At a more abstract—though no less important—level, as EER analysis has noted, Hamza offered Al-Qaeda a unifying figure and narrative, a return to the “glorious past” of the early 2000s after the challenges and divisions caused in the jihadi world by the rise of the Islamic State (ISIS) over the last five years. Al-Qaeda evidently felt that building up the image of a Bin Laden in its ranks was helpful to the organization, and Hamza was the leader of the political offensive against the Saudi government.
Ultimately, how close Hamza was—or is—to being appointed to a leadership role, and whether he would ever be more than a figurehead, is unclear.
Ali Soufan, a former FBI agent, argued in late 2017 that “Hamza is being elevated to [Al-Qaeda’s] leadership”. Hamza “is the favorite son of the most famous jihadi in history”, Soufan wrote, “And in a culture where leadership typically descends through a bloodline, pedigree trumps experience. … Perhaps most importantly of all, Hamza clearly has Al-Qaeda’s senior leadership behind him.” Barbara Sude, a former Al-Qaeda analyst at the CIA, agrees with this assessment, saying Hamza was being groomed for a “prominent position” by Al-Zawahiri.

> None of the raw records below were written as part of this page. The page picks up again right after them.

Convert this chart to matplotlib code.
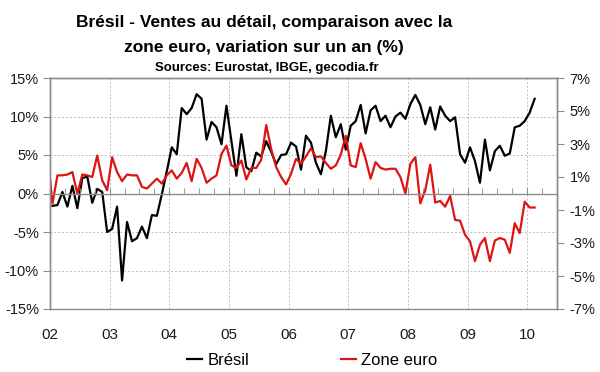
import numpy as np
import matplotlib
matplotlib.use("Agg")
import matplotlib.pyplot as plt
from matplotlib.ticker import FixedLocator, FuncFormatter

plt.rcParams['font.family'] = ['Liberation Sans', 'DejaVu Sans']

# monthly values, Jan 2002 -> Feb 2010 (left axis, %)
bresil = [-1.6, -1.5, 0.2, -1.7, 1.0, -1.9, 2.0, 2.2, -1.2, 0.6, 0.2, -5.0,
          -4.6, -1.7, -11.3, -3.7, -6.2, -5.8, -4.3, -5.8, -2.8, -2.9, -0.1, 2.9,
          6.0, 5.1, 11.1, 10.3, 11.1, 12.9, 12.3, 7.0, 9.3, 8.6, 6.4, 11.4,
          6.8, 2.3, 7.7, 3.4, 2.9, 5.3, 4.8, 6.8, 5.4, 3.8, 5.0, 5.1,
          6.6, 6.1, 3.1, 7.5, 6.6, 4.0, 2.5, 5.5, 10.1, 7.3, 9.0, 5.7,
          8.8, 9.4, 11.5, 7.8, 10.8, 11.4, 9.4, 10.1, 8.6, 10.0, 10.5, 9.7,
          11.6, 12.8, 11.5, 9.0, 11.2, 8.3, 11.3, 10.1, 9.4, 9.9, 5.1, 4.0,
          6.0, 4.2, 1.4, 7.0, 3.0, 5.5, 6.2, 4.9, 5.2, 8.6, 8.8, 9.4,
          10.5, 12.3]

# monthly values, Dec 2001 -> Feb 2010 (right axis, %)
zone_euro = [2.4,
             -0.6, 1.1, 1.1, 1.15, 1.3, 0.0, 1.15, 1.1, 1.0, 2.3, 0.8, 0.2,
             2.2, 1.3, 0.75, 1.15, 1.1, 1.1, 0.4, 0.3, 0.6, 0.9, 0.6, 1.1,
             1.4, 0.9, 1.25, 1.85, 0.75, 2.1, 1.55, 0.65, 0.9, 1.1, 2.4, 2.9,
             1.7, 1.55, 2.0, 0.85, 1.55, 1.55, 2.05, 4.15, 2.7, 1.6, 1.0, 0.55,
             1.2, 2.1, 1.8, 2.25, 2.75, 2.2, 2.25, 1.85, 1.5, 1.7, 2.35, 3.5,
             1.7, 1.6, 3.05, 2.1, 0.9, 1.9, 1.55, 1.45, 1.5, 1.5, 1.0, 0.0,
             1.8, 2.2, -0.6, 0.2, 1.75, -0.55, -0.45, -0.8, -0.15, -1.6, -1.65, -2.5,
             -2.9, -4.1, -3.1, -2.7, -4.1, -2.85, -2.7, -2.8, -3.6, -1.8, -2.4, -0.5,
             -0.85, -0.85]

years = list(range(2002, 2011))
year_labels = ['02', '03', '04', '05', '06', '07', '08', '09', '10']
left_ticks = [-15, -10, -5, 0, 5, 10, 15]
right_ticks = [-7, -5, -3, -1, 1, 3, 5, 7]

x_br = 2002 + (np.arange(len(bresil)) + 0.5) / 12
x_ze = 2002 + (np.arange(len(zone_euro)) - 0.5) / 12

grey = '#8c8c8c'

fig = plt.figure(figsize=(6, 3.72), dpi=100)
ax = fig.add_axes([50 / 600, 1 - 309 / 372, 507 / 600, 231 / 372])
ax2 = ax.twinx()

l1, = ax.plot(x_br, bresil, color='black', lw=1.6, label='Brésil', zorder=3)
l2, = ax2.plot(x_ze, zone_euro, color='#dd1414', lw=1.6, label='Zone euro')

ax.set_xlim(2002, 2010.5)
ax.set_ylim(-15, 15)
ax2.set_ylim(-7, 7)

ax.set_yticks(left_ticks)
ax.yaxis.set_major_formatter(FuncFormatter(lambda v, p: f'{v:.0f}%'))
ax2.set_yticks(right_ticks)
ax2.yaxis.set_major_formatter(FuncFormatter(lambda v, p: f'{v:.0f}%'))

ax.xaxis.set_major_locator(FixedLocator(years))
ax.xaxis.set_minor_locator(FixedLocator(np.arange(2002, 2010.5, 0.25)))
ax.set_xticklabels(year_labels)

ax.grid(True, which='major', color='#bdbdbd', ls=(0, (2, 2)), lw=0.7)
ax.set_axisbelow(True)

for a in (ax, ax2):
    for s in a.spines.values():
        s.set_color(grey)
        s.set_linewidth(1.0)

ax.tick_params(axis='x', which='both', length=0, pad=14, labelsize=11, labelcolor='#1a1a1a')
ax.tick_params(axis='y', direction='out', length=5, color=grey, labelsize=10.5,
               labelcolor='#1a1a1a', pad=3)
ax2.tick_params(axis='y', direction='out', length=5, color=grey, labelsize=10.5,
                labelcolor='#1a1a1a', pad=4)

# zero line with quarterly ticks
ax2.xaxis.set_visible(True)
ax2.spines['bottom'].set_position(('data', 0))
ax2.tick_params(axis='x', which='both', direction='in', length=4, color=grey,
                labelbottom=False)

fig.text(0.44, 0.927, 'Brésil - Ventes au détail, comparaison avec la',
         ha='center', va='baseline', fontsize=12.5, fontweight='bold')
fig.text(0.44, 0.860, 'zone euro, variation sur un an (%)',
         ha='center', va='baseline', fontsize=12.5, fontweight='bold')
fig.text(0.445, 0.809, 'Sources: Eurostat, IBGE, gecodia.fr',
         ha='center', va='baseline', fontsize=9.5, fontweight='bold')

fig.legend(handles=[l1, l2], loc='center', bbox_to_anchor=(0.52, 0.032), ncol=2,
           frameon=False, fontsize=12, handlelength=0.9, handletextpad=0.3,
           columnspacing=5.5)

fig.savefig('out.png', dpi=100)
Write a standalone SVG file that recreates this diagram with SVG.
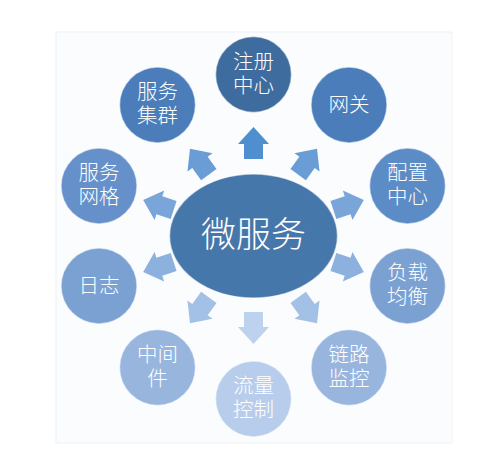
<svg xmlns="http://www.w3.org/2000/svg" width="500" height="461" viewBox="0 0 500 461">
<defs>
<style>
.n{stroke:#ffffff;stroke-opacity:0.55;stroke-width:1.5}
.t{font-family:"Noto Sans CJK SC","Noto Sans",sans-serif;font-weight:300;fill:#ffffff;font-size:20.5px;text-anchor:middle}
.c{font-size:35px}
</style>
<path id="arr" d="M0,-16 L15.5,1 L9.5,1 L9.5,16 L-9.5,16 L-9.5,1 L-15.5,1 Z"/>
</defs>
<rect width="500" height="461" fill="#ffffff"/>
<rect x="56" y="32" width="396" height="411" fill="#fafcfd" stroke="#eef2f5" stroke-width="1"/>
<g id="connectors">
<use href="#arr" transform="translate(253.5,143) rotate(0)" fill="#4f8ecf"/>
<use href="#arr" transform="translate(307.6,161.6) rotate(36)" fill="#6a9cd5"/>
<use href="#arr" transform="translate(348.6,205) rotate(72)" fill="#7aa5d9"/>
<use href="#arr" transform="translate(348.6,267) rotate(108)" fill="#8cb1df"/>
<use href="#arr" transform="translate(307.6,310.4) rotate(144)" fill="#a3c0e6"/>
<use href="#arr" transform="translate(253.5,328) rotate(180)" fill="#bcd2ee"/>
<use href="#arr" transform="translate(199.4,310.4) rotate(216)" fill="#a3c0e6"/>
<use href="#arr" transform="translate(158.4,267) rotate(252)" fill="#8cb1df"/>
<use href="#arr" transform="translate(158.4,205) rotate(288)" fill="#7aa5d9"/>
<use href="#arr" transform="translate(199.4,161.6) rotate(324)" fill="#6a9cd5"/>
</g>
<g id="center">
<ellipse cx="253.5" cy="236" rx="84" ry="62" fill="#4677ab" class="n"/>
<text class="t c" x="253.5" y="247">微服务</text>
</g>
<g id="n-zhuce">
<circle cx="253.5" cy="74.5" r="38" fill="#3f6c9e" class="n"/>
<text class="t" x="253.5" y="69">注册</text><text class="t" x="253.5" y="93">中心</text>
</g>
<g id="n-wangguan">
<circle cx="349" cy="105" r="38" fill="#4a7db9" class="n"/>
<text class="t" x="349" y="112">网关</text>
</g>
<g id="n-peizhi">
<circle cx="407.5" cy="186" r="38" fill="#5c8cc6" class="n"/>
<text class="t" x="407.5" y="180">配置</text><text class="t" x="407.5" y="204">中心</text>
</g>
<g id="n-fuzai">
<circle cx="407.5" cy="286" r="38" fill="#7ba1d3" class="n"/>
<text class="t" x="407.5" y="280">负载</text><text class="t" x="407.5" y="304">均衡</text>
</g>
<g id="n-lianlu">
<circle cx="349" cy="367.5" r="38" fill="#98b5de" class="n"/>
<text class="t" x="349" y="361.5">链路</text><text class="t" x="349" y="385.5">监控</text>
</g>
<g id="n-liuliang">
<circle cx="253.5" cy="399" r="38" fill="#b8cdeb" class="n"/>
<text class="t" x="253.5" y="393">流量</text><text class="t" x="253.5" y="417">控制</text>
</g>
<g id="n-zhongjian">
<circle cx="157.5" cy="367.5" r="38" fill="#98b5de" class="n"/>
<text class="t" x="157.5" y="361.5">中间</text><text class="t" x="157.5" y="385.5">件</text>
</g>
<g id="n-rizhi">
<circle cx="99" cy="286" r="38" fill="#7ba1d3" class="n"/>
<text class="t" x="99" y="293">日志</text>
</g>
<g id="n-wangge">
<circle cx="99" cy="186" r="38" fill="#6590ca" class="n"/>
<text class="t" x="99" y="180">服务</text><text class="t" x="99" y="204">网格</text>
</g>
<g id="n-jiqun">
<circle cx="157.5" cy="105" r="38" fill="#4a7db9" class="n"/>
<text class="t" x="157.5" y="99">服务</text><text class="t" x="157.5" y="123">集群</text>
</g>
</svg>
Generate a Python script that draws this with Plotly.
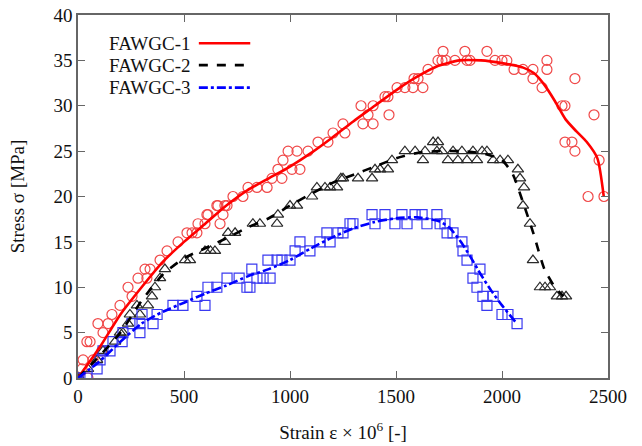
import plotly.graph_objects as go

# Measured stress-strain points (strain x 1e6, stress in MPa)
fawgc1_x = [0, 19, 24, 47, 71, 42, 57, 113, 118, 94, 142, 160, 198, 236, 255, 283, 325, 316, 340, 387,
            420, 472, 514, 538, 561, 566, 599, 608, 613, 660, 670, 684, 655, 693, 703, 731, 778, 802, 844,
            892, 915, 943, 962, 967, 991, 1009, 1033, 1047, 1085, 1132, 1179, 1203, 1250, 1259, 1335, 1344,
            1368, 1392, 1392, 1448, 1462, 1467, 1505, 1542, 1580, 1585, 1604, 1627, 1651, 1698, 1717, 1722,
            1736, 1778, 1825, 1835, 1849, 1929, 1967, 2000, 2023, 2057, 2099, 2146, 2146, 2189, 2212, 2212,
            2283, 2297, 2297, 2330, 2344, 2344, 2434, 2458, 2406, 2481]
fawgc1_y = [0, 1, 2, 0, 2, 4, 4, 3, 5, 6, 6, 7, 8, 10, 9, 11, 11, 12, 12, 13,
            14, 15, 16, 16, 16, 17, 17, 18, 18, 19, 17, 18, 19, 19, 19, 20, 20, 21, 21,
            21, 22, 23, 22, 24, 25, 23, 25, 23, 25, 26, 26, 27, 28, 27, 30, 28,
            29, 30, 28, 31, 31, 29, 32, 32, 32, 33, 33, 32, 34, 35, 35, 36,
            35, 35, 36, 35, 35, 36, 35, 35, 35, 34, 34, 34, 33, 32, 35, 34,
            30, 30, 26, 26, 33, 25, 29, 24, 20, 20]

fawgc2_x = [0, 9, 47, 90, 118, 175, 198, 212, 236, 245, 278, 292, 330, 349, 363, 387, 410, 505, 528, 599,
            625, 646, 693, 708, 741, 825, 858, 939, 943, 1000, 1033, 1104, 1127, 1165, 1189, 1222, 1240,
            1250, 1321, 1387, 1401, 1425, 1462, 1481, 1542, 1590, 1627, 1637, 1675, 1698, 1693, 1717, 1745,
            1769, 1792, 1811, 1835, 1863, 1882, 1906, 1929, 1958, 1991, 2028, 2075, 2085, 2104, 2099, 2132,
            2146, 2179, 2203, 2226, 2259, 2283, 2302]
fawgc2_y = [0, 0, 1, 2, 3, 4, 5, 5, 6, 7, 8, 7, 8, 9, 10, 11, 12, 13, 13, 14,
            14, 14, 15, 16, 16, 17, 17, 17, 18, 19, 19, 20, 21, 21, 21, 21, 22,
            22, 22, 22, 23, 23, 23, 24, 25, 25, 24, 25, 26, 26, 25, 25, 24,
            25, 24, 25, 24, 25, 24, 25, 25, 24, 24, 24, 23, 22, 21, 19, 17,
            13, 10, 10, 10, 9, 9, 9]

fawgc3_x = [0, 9, 42, 90, 104, 118, 151, 165, 208, 212, 255, 292, 292, 302, 354, 373, 448, 495, 561, 599,
            613, 655, 703, 760, 797, 811, 820, 844, 873, 906, 896, 939, 962, 1000, 1024, 1047, 1094, 1141,
            1174, 1189, 1226, 1250, 1283, 1297, 1387, 1401, 1448, 1495, 1528, 1552, 1590, 1623, 1646, 1693,
            1708, 1731, 1741, 1769, 1811, 1816, 1835, 1896, 1863, 1882, 1910, 1958, 1929, 2000, 2028, 2071]
fawgc3_y = [0, 0, 0, 1, 2, 3, 3, 4, 4, 5, 6, 5, 6, 7, 6, 7, 8, 8, 9, 8,
            10, 10, 11, 11, 10, 10, 12, 11, 11, 11, 13, 13, 13, 13, 14, 15, 14, 15,
            16, 15, 16, 16, 17, 17, 18, 17, 18, 17, 18, 17, 18, 18, 17, 18,
            17, 17, 16, 16, 15, 14, 13, 12, 11, 10, 9, 9, 8, 7, 7, 6]

# Fitted trend curves
fit1_x = [0, 100, 200, 300, 400, 500, 600, 700, 800, 900, 1000, 1100, 1200, 1300, 1400, 1500, 1600, 1700,
          1800, 1900, 2000, 2100, 2150, 2200, 2250, 2300, 2350, 2400, 2450, 2480]
fit1_y = [0, 3.3, 7, 10, 12.8, 15, 17, 19, 20.7, 22, 23.3, 24.8, 26.5, 28.3, 30, 31.7, 33.2, 34.4,
          35, 35, 34.7, 34.2, 33.6, 32.3, 30.5, 28.5, 27.2, 26, 24.2, 20]

fit2_x = [0, 100, 200, 300, 400, 500, 600, 700, 800, 900, 1000, 1100, 1200, 1300, 1400, 1500, 1600, 1700,
          1800, 1900, 1950, 2000, 2050, 2100, 2150, 2200, 2250, 2290]
fit2_y = [0, 2.4, 5, 8.5, 11.4, 13.2, 14.3, 15.4, 16.6, 17.6, 19, 20.3, 21.5, 22.4, 23.3, 24.2, 24.8, 25,
          25, 24.8, 24.5, 24, 22.5, 19.3, 15.8, 12, 10, 9]

fit3_x = [0, 100, 200, 300, 400, 500, 600, 700, 800, 900, 1000, 1100, 1200, 1300, 1400, 1500, 1600, 1700,
          1750, 1800, 1850, 1900, 1950, 2000, 2070]
fit3_y = [0, 1.8, 4, 6, 7.3, 8.3, 9.3, 10.2, 11.2, 12, 13, 14.3, 15.5, 16.5, 17.2, 17.6, 17.7, 17.3,
          16.6, 15.2, 13.4, 11.4, 9.6, 8, 6]

names = ["FAWGC-1", "FAWGC-2", "FAWGC-3"]
colors = ["#ff0000", "#000000", "#0000ff"]
dashes = ["solid", "dash", "dashdot"]
symbols = ["circle-open", "triangle-up-open", "square-open"]
marker_colors = ["#f04848", "#2a2a2a", "#3a3af0"]

FONT = "Liberation Serif"

fig = go.Figure()

points = [(fawgc1_x, fawgc1_y), (fawgc2_x, fawgc2_y), (fawgc3_x, fawgc3_y)]
fits = [(fit1_x, fit1_y), (fit2_x, fit2_y), (fit3_x, fit3_y)]

for i in range(3):
    px, py = points[i]
    fig.add_trace(go.Scatter(
        x=px, y=py, mode="markers", showlegend=False,
        marker=dict(symbol=symbols[i], size=10, color=marker_colors[i], line=dict(width=1.2)),
    ))

for i in range(3):
    fx, fy = fits[i]
    fig.add_trace(go.Scatter(
        x=fx, y=fy, mode="lines", showlegend=False,
        line=dict(color=colors[i], width=2.6, dash=dashes[i], shape="spline", smoothing=0.6),
    ))

# Key in the upper-left corner: label first, then a sample of the line
key_rows = [0.922, 0.862, 0.800]
for i in range(3):
    fig.add_annotation(
        x=0.217, y=key_rows[i], xref="paper", yref="paper", text=names[i],
        showarrow=False, xanchor="right", yanchor="middle",
        font=dict(family=FONT, size=19, color="#111111"),
    )
    fig.add_shape(
        type="line", xref="paper", yref="paper",
        x0=0.228, x1=0.325, y0=key_rows[i], y1=key_rows[i],
        line=dict(color=colors[i], width=2.6, dash=dashes[i]),
    )

axis_common = dict(
    showline=True, linecolor="#666666", linewidth=1.5, mirror="allticks",
    ticks="inside", ticklen=7, tickcolor="#666666", tickwidth=1.2,
    showgrid=False, zeroline=False, automargin=False,
    tickfont=dict(family=FONT, size=19, color="#111111"),
)

fig.update_layout(
    width=642, height=446,
    margin=dict(l=78, r=34, t=15, b=68),
    font=dict(family=FONT, size=19, color="#111111"),
    paper_bgcolor="white", plot_bgcolor="white",
    xaxis=dict(range=[0, 2500], tickvals=[0, 500, 1000, 1500, 2000, 2500],
               title=dict(text="Strain ε × 10<sup>6</sup> [-]", font=dict(family=FONT, size=19, color="#111111"),
                          standoff=20),
               **axis_common),
    yaxis=dict(range=[0, 40], tickvals=list(range(0, 41, 5)),
               title=dict(text="Stress σ [MPa]", font=dict(family=FONT, size=19, color="#111111"),
                          standoff=24),
               **axis_common),
)

fig.write_html("out.html")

RAND analyst Colin Clarke has made the strongest case since the reports emerged that Hamza’s death would be “more than just a symbolic loss for Al-Qaeda”. The “death of the group’s heir apparent will be a devastating blow to the organization’s brand”, Clarke says, “and thus its ability to compete with the Islamic State” just at the moment Al-Qaeda was seeking to capitalize on the collapse of ISIS’s “caliphate”. Hamza’s “apparent death … raises even more questions for the future of Al-Qaeda”, Clarke concluded.
Katherine Zimmerman of the American Enterprise Institute, the Council on Foreign Relations’ terrorism expert Bruce Hoffman, and Haverford College’s Al-Qaeda specialist Barak Mendelsohn told AFP that the impact of Hamza’s death, assuming it was true, would be much less.
Hamza had in many ways become “the senior leadership’s voice”, says Zimmerman, but there is no evidence he had migrated to a true leadership role. Mendelsohn agrees that Hamza had a “propaganda mission” for Al-Qaeda, with no evidence he was responsible for “significant operational tasks”.
Hoffman added that Hamza might have been useful in pulling away younger jihadists from ISIS, but in concrete terms: Al-Qaeda had weathered the loss of Osama, a hands-on manager and unrivalled messaging asset; it could survive the loss of his son.